-- Begin --
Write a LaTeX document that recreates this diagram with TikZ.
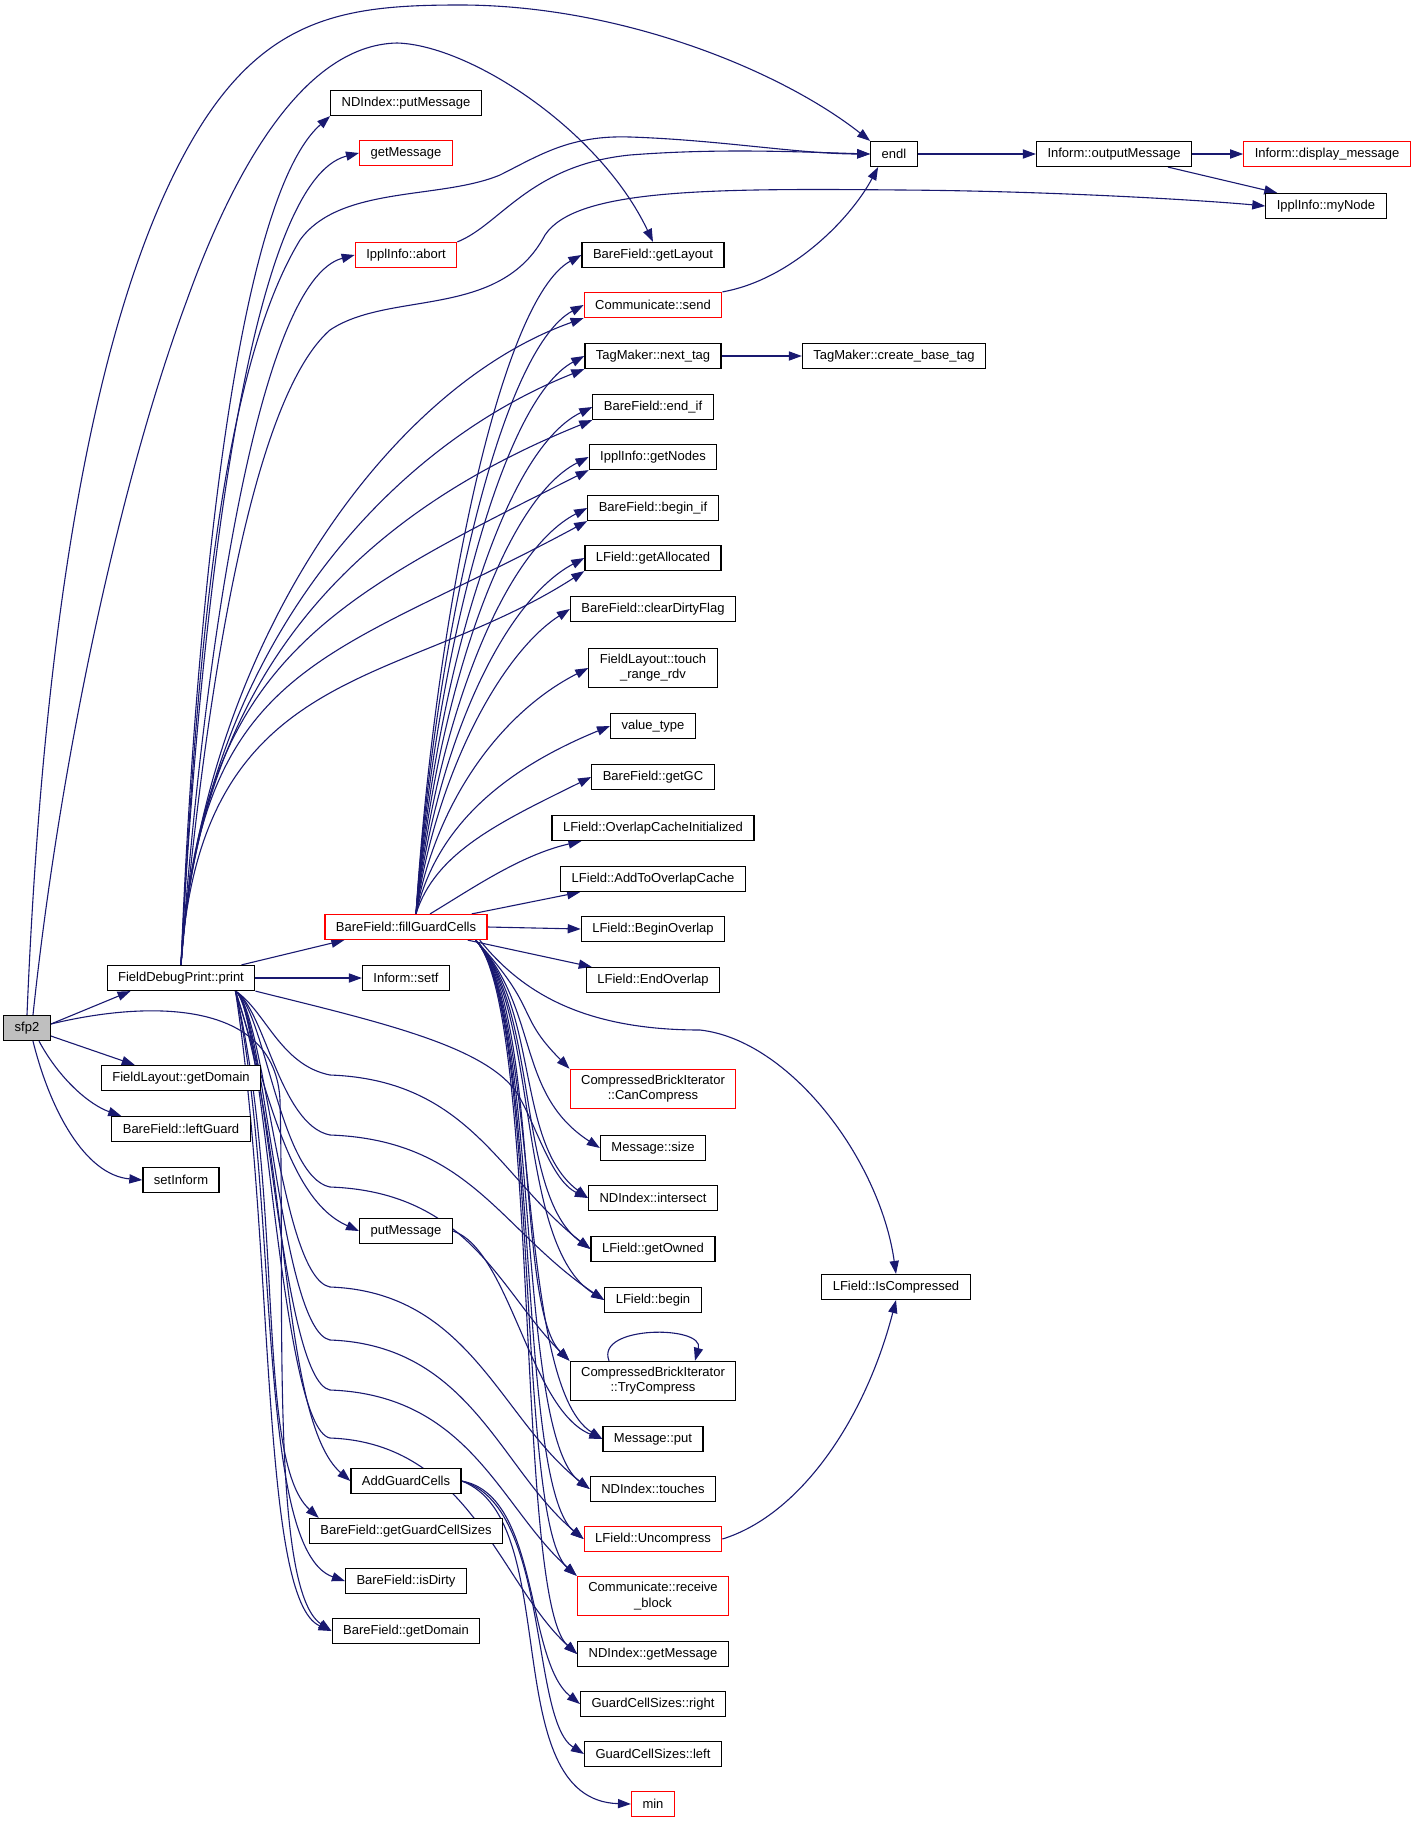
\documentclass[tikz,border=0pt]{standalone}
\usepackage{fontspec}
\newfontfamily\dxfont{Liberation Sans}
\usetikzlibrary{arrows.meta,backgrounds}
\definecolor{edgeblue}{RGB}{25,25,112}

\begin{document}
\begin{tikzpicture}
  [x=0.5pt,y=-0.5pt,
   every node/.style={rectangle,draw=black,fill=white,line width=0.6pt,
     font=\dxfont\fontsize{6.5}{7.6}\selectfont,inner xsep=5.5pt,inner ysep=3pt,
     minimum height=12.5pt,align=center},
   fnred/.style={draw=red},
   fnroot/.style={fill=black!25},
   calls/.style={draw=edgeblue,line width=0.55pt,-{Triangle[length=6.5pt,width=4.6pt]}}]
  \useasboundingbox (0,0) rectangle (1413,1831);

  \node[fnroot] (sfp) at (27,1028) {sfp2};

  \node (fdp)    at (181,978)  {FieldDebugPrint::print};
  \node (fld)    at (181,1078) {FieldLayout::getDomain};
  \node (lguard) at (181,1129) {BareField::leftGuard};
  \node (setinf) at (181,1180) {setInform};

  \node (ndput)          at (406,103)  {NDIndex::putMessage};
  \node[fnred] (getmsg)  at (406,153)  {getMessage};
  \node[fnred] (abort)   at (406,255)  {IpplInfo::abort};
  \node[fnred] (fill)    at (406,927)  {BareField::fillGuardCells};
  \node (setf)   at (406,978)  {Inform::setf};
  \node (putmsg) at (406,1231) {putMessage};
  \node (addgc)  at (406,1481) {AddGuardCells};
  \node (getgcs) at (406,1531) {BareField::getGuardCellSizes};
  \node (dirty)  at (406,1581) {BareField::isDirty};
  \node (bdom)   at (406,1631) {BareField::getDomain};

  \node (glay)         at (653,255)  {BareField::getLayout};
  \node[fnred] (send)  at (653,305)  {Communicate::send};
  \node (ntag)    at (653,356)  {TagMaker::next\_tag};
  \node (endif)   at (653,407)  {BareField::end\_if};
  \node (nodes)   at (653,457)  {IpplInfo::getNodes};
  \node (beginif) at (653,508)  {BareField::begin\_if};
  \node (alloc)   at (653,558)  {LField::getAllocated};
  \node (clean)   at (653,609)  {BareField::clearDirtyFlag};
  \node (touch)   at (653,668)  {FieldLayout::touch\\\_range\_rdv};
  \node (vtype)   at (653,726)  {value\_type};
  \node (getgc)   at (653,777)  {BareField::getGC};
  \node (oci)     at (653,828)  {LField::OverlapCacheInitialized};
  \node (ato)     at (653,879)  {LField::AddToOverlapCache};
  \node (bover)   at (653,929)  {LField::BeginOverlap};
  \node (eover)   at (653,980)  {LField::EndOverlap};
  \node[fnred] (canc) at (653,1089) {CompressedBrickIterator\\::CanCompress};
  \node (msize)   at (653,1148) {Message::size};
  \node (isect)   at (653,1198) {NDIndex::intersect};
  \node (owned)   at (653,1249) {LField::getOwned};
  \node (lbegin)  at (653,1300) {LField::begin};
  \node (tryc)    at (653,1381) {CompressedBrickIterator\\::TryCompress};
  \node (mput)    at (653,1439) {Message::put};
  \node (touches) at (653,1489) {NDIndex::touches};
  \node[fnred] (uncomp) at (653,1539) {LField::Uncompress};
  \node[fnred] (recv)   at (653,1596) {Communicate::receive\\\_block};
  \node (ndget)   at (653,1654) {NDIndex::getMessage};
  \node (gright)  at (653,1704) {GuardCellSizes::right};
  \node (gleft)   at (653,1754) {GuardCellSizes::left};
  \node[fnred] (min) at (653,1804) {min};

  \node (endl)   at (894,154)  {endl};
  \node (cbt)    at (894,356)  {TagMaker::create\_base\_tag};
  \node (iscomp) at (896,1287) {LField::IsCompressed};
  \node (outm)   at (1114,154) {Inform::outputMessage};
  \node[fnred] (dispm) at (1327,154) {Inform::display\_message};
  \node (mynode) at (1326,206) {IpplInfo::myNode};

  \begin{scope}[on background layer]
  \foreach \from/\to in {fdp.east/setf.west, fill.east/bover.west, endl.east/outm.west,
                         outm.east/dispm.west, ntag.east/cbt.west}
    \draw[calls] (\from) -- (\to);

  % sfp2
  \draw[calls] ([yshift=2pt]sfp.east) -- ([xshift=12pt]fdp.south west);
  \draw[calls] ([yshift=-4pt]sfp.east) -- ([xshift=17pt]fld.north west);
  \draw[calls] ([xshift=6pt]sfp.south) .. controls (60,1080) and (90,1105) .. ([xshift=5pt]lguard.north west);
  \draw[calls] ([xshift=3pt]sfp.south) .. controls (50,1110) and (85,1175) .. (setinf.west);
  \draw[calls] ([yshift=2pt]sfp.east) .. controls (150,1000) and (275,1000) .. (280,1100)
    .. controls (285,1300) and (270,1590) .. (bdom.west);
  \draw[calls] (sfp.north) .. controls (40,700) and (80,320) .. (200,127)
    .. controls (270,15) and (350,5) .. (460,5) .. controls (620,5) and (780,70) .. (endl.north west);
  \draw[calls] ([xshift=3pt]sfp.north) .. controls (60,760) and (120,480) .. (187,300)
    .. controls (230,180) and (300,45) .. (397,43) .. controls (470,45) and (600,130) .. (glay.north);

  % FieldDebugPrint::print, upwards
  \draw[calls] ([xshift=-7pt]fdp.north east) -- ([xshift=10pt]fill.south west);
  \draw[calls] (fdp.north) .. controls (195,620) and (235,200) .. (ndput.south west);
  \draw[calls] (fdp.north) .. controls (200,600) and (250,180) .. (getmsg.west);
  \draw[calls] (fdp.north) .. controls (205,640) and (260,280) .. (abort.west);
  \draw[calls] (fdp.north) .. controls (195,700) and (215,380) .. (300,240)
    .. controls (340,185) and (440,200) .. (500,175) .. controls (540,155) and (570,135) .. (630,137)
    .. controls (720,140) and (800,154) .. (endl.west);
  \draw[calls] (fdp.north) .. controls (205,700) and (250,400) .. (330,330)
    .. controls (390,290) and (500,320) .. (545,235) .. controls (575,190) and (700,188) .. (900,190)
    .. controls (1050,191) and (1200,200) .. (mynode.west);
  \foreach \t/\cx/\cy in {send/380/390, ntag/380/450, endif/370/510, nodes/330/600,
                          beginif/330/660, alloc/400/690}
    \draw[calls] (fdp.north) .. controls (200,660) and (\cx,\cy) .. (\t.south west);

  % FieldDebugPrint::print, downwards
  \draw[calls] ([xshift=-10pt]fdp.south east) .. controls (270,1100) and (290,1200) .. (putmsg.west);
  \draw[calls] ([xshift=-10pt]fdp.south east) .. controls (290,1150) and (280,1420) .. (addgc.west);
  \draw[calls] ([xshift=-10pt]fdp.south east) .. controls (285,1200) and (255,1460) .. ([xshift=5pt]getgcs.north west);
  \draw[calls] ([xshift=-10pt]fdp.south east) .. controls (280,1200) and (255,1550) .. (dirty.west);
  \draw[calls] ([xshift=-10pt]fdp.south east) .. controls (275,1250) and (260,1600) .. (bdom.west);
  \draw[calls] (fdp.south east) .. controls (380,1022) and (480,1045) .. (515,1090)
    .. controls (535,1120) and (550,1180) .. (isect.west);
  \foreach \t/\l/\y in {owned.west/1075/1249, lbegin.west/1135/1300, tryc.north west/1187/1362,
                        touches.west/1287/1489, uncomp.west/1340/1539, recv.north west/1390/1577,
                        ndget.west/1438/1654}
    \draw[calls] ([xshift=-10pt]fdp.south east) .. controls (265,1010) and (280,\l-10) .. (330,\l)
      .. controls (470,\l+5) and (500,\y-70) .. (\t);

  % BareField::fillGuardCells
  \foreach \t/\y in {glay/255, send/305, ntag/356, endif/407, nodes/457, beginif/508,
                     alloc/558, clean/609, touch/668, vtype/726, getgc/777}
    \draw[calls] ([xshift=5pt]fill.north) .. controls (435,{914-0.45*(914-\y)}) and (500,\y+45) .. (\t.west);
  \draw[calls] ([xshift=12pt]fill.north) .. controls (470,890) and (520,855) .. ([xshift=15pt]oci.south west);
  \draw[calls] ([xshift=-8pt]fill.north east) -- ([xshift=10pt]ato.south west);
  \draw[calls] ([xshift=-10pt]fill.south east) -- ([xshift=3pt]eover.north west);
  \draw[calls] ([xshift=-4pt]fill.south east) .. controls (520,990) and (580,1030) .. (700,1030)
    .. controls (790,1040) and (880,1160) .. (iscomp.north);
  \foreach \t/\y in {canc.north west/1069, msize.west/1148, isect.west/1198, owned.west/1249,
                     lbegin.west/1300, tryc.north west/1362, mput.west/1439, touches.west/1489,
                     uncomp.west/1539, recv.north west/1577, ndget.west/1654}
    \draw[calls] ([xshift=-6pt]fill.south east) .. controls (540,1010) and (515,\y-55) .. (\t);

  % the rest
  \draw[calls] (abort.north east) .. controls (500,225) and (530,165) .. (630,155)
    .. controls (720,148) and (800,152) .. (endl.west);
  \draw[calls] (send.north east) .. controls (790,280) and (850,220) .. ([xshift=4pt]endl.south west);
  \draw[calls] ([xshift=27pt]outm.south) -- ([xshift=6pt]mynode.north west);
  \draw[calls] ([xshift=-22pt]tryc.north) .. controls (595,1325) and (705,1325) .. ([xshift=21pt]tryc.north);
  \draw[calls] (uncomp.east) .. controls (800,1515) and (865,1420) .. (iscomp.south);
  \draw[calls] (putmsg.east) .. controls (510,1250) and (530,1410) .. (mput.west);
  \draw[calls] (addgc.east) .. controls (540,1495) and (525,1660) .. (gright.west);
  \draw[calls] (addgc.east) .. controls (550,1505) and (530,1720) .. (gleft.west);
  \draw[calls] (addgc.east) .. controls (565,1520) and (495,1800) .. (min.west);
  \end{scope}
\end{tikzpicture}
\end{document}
-- End --
▸ **AIM**
Please restate the material above line by line, exactly, beginning at its first line and ending with the line that contains "(setinf) at (181,1180)", without any pictures.

▸ **TASK RESULT**
Write a LaTeX document that recreates this diagram with TikZ.
\documentclass[tikz,border=0pt]{standalone}
\usepackage{fontspec}
\newfontfamily\dxfont{Liberation Sans}
\usetikzlibrary{arrows.meta,backgrounds}
\definecolor{edgeblue}{RGB}{25,25,112}

\begin{document}
\begin{tikzpicture}
  [x=0.5pt,y=-0.5pt,
   every node/.style={rectangle,draw=black,fill=white,line width=0.6pt,
     font=\dxfont\fontsize{6.5}{7.6}\selectfont,inner xsep=5.5pt,inner ysep=3pt,
     minimum height=12.5pt,align=center},
   fnred/.style={draw=red},
   fnroot/.style={fill=black!25},
   calls/.style={draw=edgeblue,line width=0.55pt,-{Triangle[length=6.5pt,width=4.6pt]}}]
  \useasboundingbox (0,0) rectangle (1413,1831);

  \node[fnroot] (sfp) at (27,1028) {sfp2};

  \node (fdp)    at (181,978)  {FieldDebugPrint::print};
  \node (fld)    at (181,1078) {FieldLayout::getDomain};
  \node (lguard) at (181,1129) {BareField::leftGuard};
  \node (setinf) at (181,1180) {setInform};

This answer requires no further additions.